First, I should and fairness point out, that I have made the point in the past and continue to make it now, the torture is not always wrong.  That having been said, the reaction of Sullivan, to having his arguments dismembered was the thrust of the paragraph for me. I have become convinced that there is a pattern here which needs not be ignored.
I made a similar comment as regards Scott Erb, another somewhat mentally disconnected Liberal, here [3] at the beginning of this month…

It’s a typical ploy of Erb and his ilk, once cornered on a factual point to claim “it doesn’t matter. ” Aesop and his fable of the sour grapes seems to roar to mind here.

The similarity of response is striking, to say the very least.  Sullivan, usually very vocal indeed, suddenly becomes impassive when presented with factual points defeating his argument.  So too, Scott Erb. Two people reacting in this fashion I’ve given you fair enough odds against.  But more than that?
Well, we see the situation developing in Iraq, that would to anyone with an open mind on the matter be considered a massive victory for these United States and the world.  Of course, the left has been telling us about how the whole thing is a massive defeat.  When faced with unquestionable evidence that militarily we were not in defeat, the democrats spent a good deal of their time creating talking points to meet with this new reality.  Their consensus; military victory doesn’t matter.

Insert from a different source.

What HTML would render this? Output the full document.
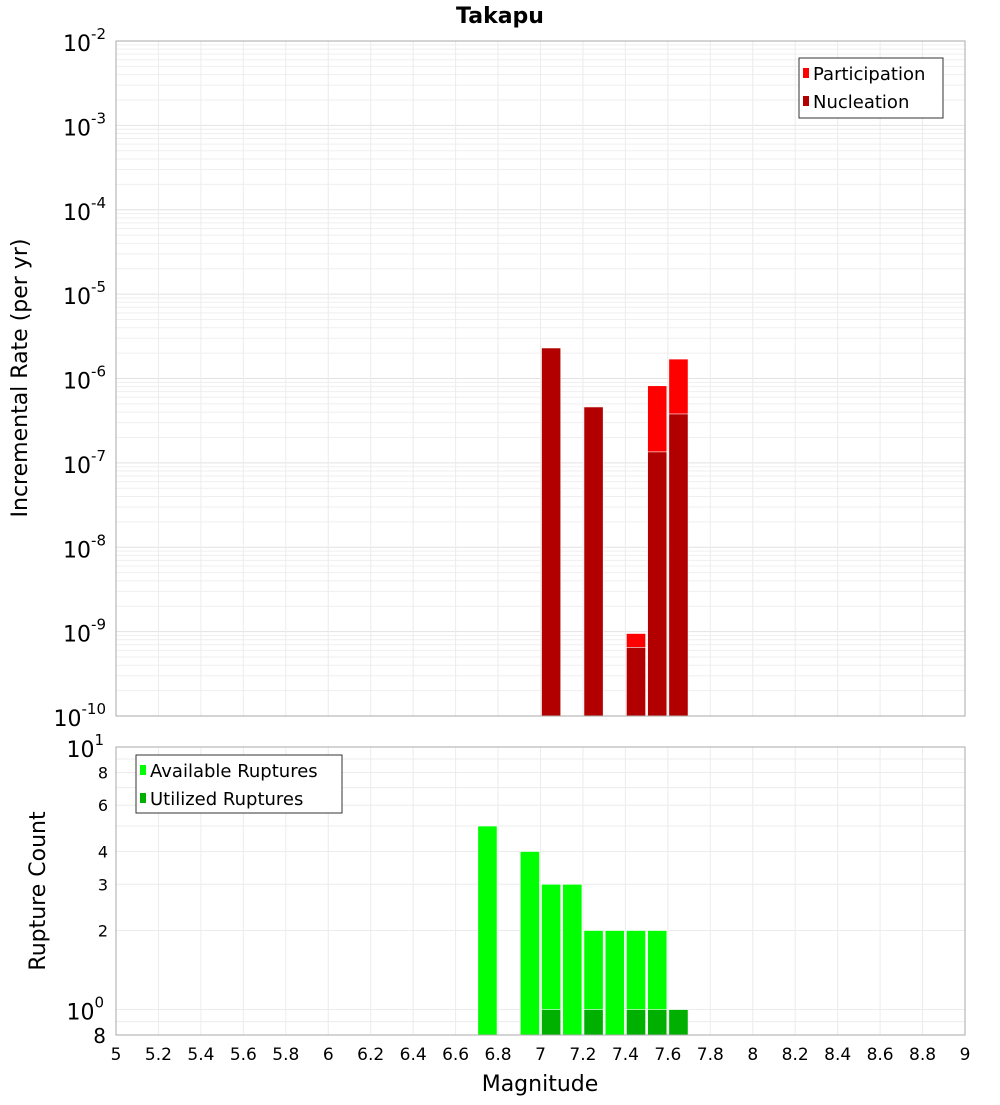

A more cynical individual would perhaps have noticed a trend developing.

Think; We were told less than a week ago that what really mattered was a political solution.  Of course, the people making that statement ignored the idea that a political solution was only possible once the military victory been achieved .  As I remarked last evening, that military victory having been achieved, (and that being acknowledged by the Democrats, by saying it doesn’t matter) …it now appears that a political solution is in the offing. [4]

Their response to this, as before, will doubtless be that this new victory doesn’t matter, either.  Of course, they’ll have to put together a conference call to figure out how not to say “we were wrong” and instead say “it doesn’t matter”.

You know, eventually, with enough exposure to this kind of attitude, and being forced to actually think about what the left has been doing to us for years, now, the American people… at least, those capable of actual thought, are going to conclude that the left itself really doesn’t matter. 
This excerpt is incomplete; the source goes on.